The Days My Body Cancels Plans Before I Do

There are days when I wake up feeling like a woman who could run a small country before lunch. I stretch, I sip my ice cold water, I glance at my to‑do list, and suddenly I’m possessed by the spirit of a hyper competent CEO who color codes her life and thrives on productivity. I’m ready to reorganize my closet, write a chapter, answer emails, go for a walk, hydrate like a responsible adult, tackle work emails, morning meetings, the whole fantasy. And then, without warning, my body steps in like a tired middle manager and says, “Actually… we’re not doing any of that today.”

Sometimes lupus just shuts the whole operation down. No meeting. No memo. No courtesy message. One moment I’m a woman with ambition. The next I’m a Victorian child who has been slightly inconvenienced and must now lie down. This is what I like to refer to the emotional whiplash of wanting to do everything while my body loudly whispers, “lol, not today.” Lupus can turn your body into the flakiest friend you know. It’s almost comical how fast the shift happens. I’ll be standing in the kitchen, full of hope and electrolytes, planning my day like a responsible adult. And then boom, my body hits the brakes. Suddenly I’m horizontal, staring at the ceiling, wondering who exactly I thought I was thirty minutes ago. My brain says, “Let’s be iconic today.” My body says, “We will be doing one thing today and it is existing.” It’s giving betrayal. It’s giving sabotage. It’s giving “I didn’t approve this PTO request.”
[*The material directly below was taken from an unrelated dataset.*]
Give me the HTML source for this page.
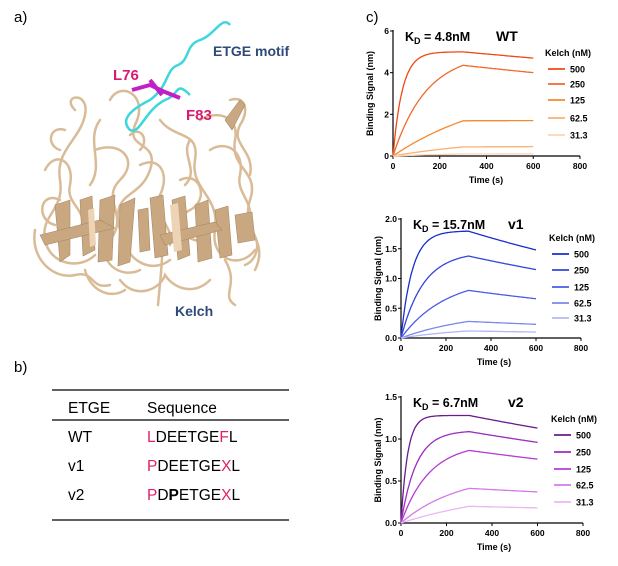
<!DOCTYPE html>
<html><head><meta charset="utf-8"><style>
body{margin:0;background:#fff;width:618px;height:561px;overflow:hidden;font-family:"Liberation Sans",Arial,sans-serif}
svg text{font-family:"Liberation Sans",Arial,sans-serif}
</style></head><body>
<svg id="s" width="618" height="561" viewBox="0 0 618 561">
<text x="14" y="22" font-size="15">a)</text>
<text x="14" y="372" font-size="15">b)</text>
<text x="366" y="22" font-size="15">c)</text>
<!-- protein -->
<g fill="none" stroke="#d9bc97" stroke-width="2.5" stroke-linecap="round">
<path d="M75 110 C60 95 90 90 85 115 C80 140 55 150 60 180 C65 210 40 215 45 240 C50 265 80 270 95 255"/>
<path d="M110 100 C120 80 150 95 135 125 C125 150 160 140 150 170 C140 200 110 190 120 230 C125 260 150 275 170 260"/>
<path d="M160 120 C175 140 200 130 195 160 C190 190 220 195 215 230 C210 260 240 270 255 250"/>
<path d="M200 120 C215 110 240 115 235 140 C230 170 260 170 250 200 C240 230 270 240 255 270"/>
<path d="M95 150 C120 140 140 160 120 180 C100 200 130 215 110 240 C95 260 120 280 140 270"/>
<path d="M230 100 C245 95 250 110 240 125 C230 145 255 150 250 175"/>
<path d="M60 200 C40 190 35 220 55 225"/>
<path d="M160 220 C165 250 160 280 158 305"/>
<path d="M180 180 C200 170 210 200 190 210 C170 220 185 245 205 240"/>
<path d="M130 135 C140 125 150 140 140 150"/>
<path d="M45 170 C55 150 75 160 70 185 C65 205 90 210 80 230"/>
<path d="M35 230 C30 260 55 280 75 275 C95 270 90 290 110 285"/>
<path d="M100 120 C85 140 105 165 90 185"/>
<path d="M140 165 C160 155 170 175 160 195 C150 215 175 225 170 245"/>
<path d="M210 150 C225 140 245 150 240 175 C235 195 260 205 245 225"/>
<path d="M120 280 C135 300 160 290 165 275 C175 290 195 295 210 280"/>
<path d="M225 260 C240 285 220 295 235 305"/>
<path d="M85 270 C90 290 110 300 125 290"/>
<path d="M190 140 C180 155 200 170 185 185"/>
<path d="M65 130 C50 125 45 145 60 150"/>
<path d="M250 230 C262 240 258 260 245 265"/>
</g>
<g fill="#c9a781" stroke="#a88a66" stroke-width="0.6">
<polygon points="55,205 70,200 70,255 60,262"/>
<polygon points="80,200 92,196 95,250 83,256"/>
<polygon points="100,200 115,195 112,260 98,262"/>
<polygon points="120,205 135,198 130,262 118,266"/>
<polygon points="150,198 163,195 168,255 155,258"/>
<polygon points="172,200 185,196 190,255 178,260"/>
<polygon points="195,205 208,200 212,258 198,262"/>
<polygon points="215,210 228,206 232,255 220,258"/>
<polygon points="40,235 100,220 115,228 45,245"/>
<polygon points="160,235 215,222 222,230 165,245"/>
<polygon points="225,120 240,100 245,105 232,130"/>
<polygon points="235,215 252,212 255,240 238,243"/>
<polygon points="138,210 148,208 150,250 140,252"/>
</g>
<g fill="#ecd4b5"><polygon points="170,205 178,203 182,250 174,252"/><polygon points="88,210 94,208 96,245 90,247"/></g>
<path d="M230 25 C222 15 215 35 200 40 C185 45 190 60 178 65 C165 70 170 85 150 100 C130 110 120 120 130 130 C140 135 145 110 165 100 C180 95 175 80 190 95" fill="none" stroke="#3fd6dc" stroke-width="2.5"/>
<g stroke="#c21fc4" stroke-width="4" fill="none"><path d="M132 90 L150 85 L165 92 L180 98"/><path d="M150 80 L162 95"/></g>
<text x="113" y="80" font-size="15" font-weight="bold" fill="#d81b72">L76</text>
<text x="186" y="120" font-size="15" font-weight="bold" fill="#d81b72">F83</text>
<text x="213" y="56" font-size="14" font-weight="bold" fill="#2e4a78">ETGE motif</text>
<text x="175" y="316" font-size="14" font-weight="bold" fill="#2e4a78">Kelch</text>
<!-- table -->
<g stroke="#000" stroke-width="1.3"><line x1="52" y1="390" x2="289" y2="390"/><line x1="52" y1="420" x2="289" y2="420"/><line x1="52" y1="520" x2="289" y2="520"/></g>
<g font-size="15.5">
<text x="68" y="413">ETGE</text><text x="147" y="413">Sequence</text>
<text x="68" y="442">WT</text><text x="147" y="442"><tspan fill="#e01e6a">L</tspan>DEETGE<tspan fill="#e01e6a">F</tspan>L</text>
<text x="68" y="471">v1</text><text x="147" y="471"><tspan fill="#e01e6a">P</tspan>DEETGE<tspan fill="#e01e6a">X</tspan>L</text>
<text x="68" y="500">v2</text><text x="147" y="500"><tspan fill="#e01e6a">P</tspan>D<tspan font-weight="bold">P</tspan>ETGE<tspan fill="#e01e6a">X</tspan>L</text>
</g>
<g id="charts"></g>
</svg>
<script>
var g=document.getElementById('charts'),h='';
function ch(o){
 var x0=o.x0,y0=o.y0,yt=o.yt,x8=o.x8,sx=(x8-x0)/800,sy=(y0-yt)/o.ymax;
 h+='<line x1="'+x0+'" y1="'+(yt-1)+'" x2="'+x0+'" y2="'+y0+'" stroke="#000" stroke-width="1.2"/>';
 h+='<line x1="'+x0+'" y1="'+y0+'" x2="'+x8+'" y2="'+y0+'" stroke="#000" stroke-width="1.2"/>';
 for(var i=0;i<=4;i++){var x=x0+i*200*sx;h+='<line x1="'+x+'" y1="'+y0+'" x2="'+x+'" y2="'+(y0+3)+'" stroke="#000"/><text x="'+x+'" y="'+(y0+13)+'" font-size="8.5" font-weight="bold" text-anchor="middle">'+i*200+'</text>';}
 o.ticks.forEach(function(t){var y=y0-t*sy;h+='<line x1="'+(x0-3)+'" y1="'+y+'" x2="'+x0+'" y2="'+y+'" stroke="#000"/><text x="'+(x0-4)+'" y="'+(y+3)+'" font-size="8.5" font-weight="bold" text-anchor="end">'+o.tl(t)+'</text>';});
 h+='<text x="'+(x0+93)+'" y="'+(y0+27)+'" font-size="9" font-weight="bold" text-anchor="middle">Time (s)</text>';
 h+='<text transform="translate('+(x0-20)+','+((y0+yt)/2)+') rotate(-90)" font-size="9" font-weight="bold" text-anchor="middle">Binding Signal (nm)</text>';
 h+='<text x="'+(x0+12)+'" y="'+(yt+10)+'" font-size="12.5" font-weight="bold">K<tspan font-size="9" dy="3">D</tspan><tspan dy="-3"> = '+o.kd+'</tspan></text>';
 h+='<text x="'+o.lx+'" y="'+(yt+10)+'" font-size="14" font-weight="bold">'+o.name+'</text>';
 h+='<text x="'+o.kx+'" y="'+o.ky+'" font-size="9" font-weight="bold">Kelch (nM)</text>';
 var labs=['500','250','125','62.5','31.3'];
 o.s.forEach(function(c,j){
  var A=c[0],k=c[1],end=c[2],col=o.col[j],p300=A*(1-Math.exp(-k*300)),kd=Math.log(p300/end)/300,pts=[];
  for(var t=0;t<=600;t+=5){var v=t<=300?A*(1-Math.exp(-k*t)):p300*Math.exp(-kd*(t-300));pts.push((x0+t*sx).toFixed(1)+','+(y0-v*sy).toFixed(1));}
  h+='<polyline points="'+pts.join(' ')+'" fill="none" stroke="'+col+'" stroke-width="1.3"/>';
  var ly=o.ly[j];h+='<line x1="'+(o.kx+3)+'" y1="'+ly+'" x2="'+(o.kx+20)+'" y2="'+ly+'" stroke="'+col+'" stroke-width="1.8"/><text x="'+(o.kx+25)+'" y="'+(ly+3.5)+'" font-size="9" font-weight="bold">'+labs[j]+'</text>';
 });
}
ch({x0:393,y0:156,yt:31,x8:580,ymax:6,ticks:[0,2,4,6],tl:function(t){return t},kd:'4.8nM',name:'WT',lx:496,kx:545,ky:56,ly:[69,84,100,118,135],
 col:['#ef4a12','#f2692a','#f5892f','#f8b272','#fad6b4'],s:[[5.0,0.025,4.7],[4.96,0.007,4.0],[3.5,0.0022,1.7],[0.9,0.0022,0.45],[0.2,0.0022,0.1]]});
ch({x0:401,y0:338,yt:219,x8:581,ymax:2,ticks:[0,0.5,1,1.5,2],tl:function(t){return t.toFixed(1)},kd:'15.7nM',name:'v1',lx:508,kx:549,ky:241,ly:[254,270,287,303,318],
 col:['#1a2dd0','#3046df','#4a5ce8','#7b87ee','#b2b8f5'],s:[[1.8,0.02,1.48],[1.45,0.01,1.15],[1.03,0.005,0.66],[0.47,0.003,0.23],[0.2,0.003,0.1]]});
ch({x0:401,y0:523,yt:397,x8:583,ymax:1.5,ticks:[0,0.5,1,1.5],tl:function(t){return t.toFixed(1)},kd:'6.7nM',name:'v2',lx:508,kx:551,ky:422,ly:[435,452,469,485,502],
 col:['#6b1b8f','#9a2dc1','#b43bd4','#d27be7','#e8b8f2'],s:[[1.28,0.035,1.13],[1.10,0.015,0.96],[0.95,0.008,0.76],[0.59,0.004,0.37],[0.44,0.002,0.18]]});
g.innerHTML=h;
</script>
</body></html>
Every single time, I try to bargain with my body. Try to convince it that I can just do a little bit, that I can do what I need to while sitting down instead of laying down, that I can work from my phone if my brain can just concentrate on anything but how awful I feel. Lupus denies me almost every time. At some point, I just have to accept that my body is not a machine. She is a moody, dramatic creature who requires snacks, hydration, and the occasional moment of lying face down on the bed for no reason other than I am unexplainably exhausted and hurting so bad I can’t think about anything else.

Here’s the part that gets me every time…..the guilt. The moment my body cancels plans, my brain signs me up for the guilt Olympics. Suddenly I’m spiraling. “Why am I like this?” “Everyone has problems and they seem fine.” Maybe I should just suck it up and push through.” “I’m just being lazy.” “I probably just need a new vitamin.” “Maybe I just need a new body.” Meanwhile my brain is telling me to hide in the corner, eating crackers, while whispering to me that, You’re tired, babe. That’s it. You can’t help it.”

Plot twist, my body isn’t the villain. Lupus is. I hate admitting this, but sometimes the shutdown is the only thing saving me from myself. Because if I am left unsupervised, I will overschedule, overcommit, overperform, overextend, and then wonder why I’m emotionally held together by lip gloss and vibes. My body isn’t sabotaging me. She’s protecting me from the version of myself who thinks burnout is a personality trait. The uneasy truth I’m learning, albeit slowly, is I must stop fighting lupus. On days my body cancels before I do I need to stop fighting her, stop guilt spiraling, stop treating rest like a moral failure, and stop acting like I’m a laptop that just needs a software update. Instead, I am going to practice tiny rituals that make me feel good, slower mornings, gentler expectations, snacks as medicine, and the radical idea that rest is not something I have to earn.

It’s not glamorous. It’s not aesthetic. It’s not the most productive. But it’s real and it keeps me functional. If your body cancels plans too then just know you are not broken, you are not dramatic, and you are not “too much”. You’re just a human with limits and a body that sometimes knows better than your ambition. Lupus can be a real bitch, and it may feel like she’s trying to ruin you but remember when your body decides it’s a relaxing day, it’s because it’s trying to save you. Even if it ruins the aesthetic. Even if it wasn’t on the schedule. Even if it feels like betrayal. Sometimes the most productive thing you can do is absolutely nothing.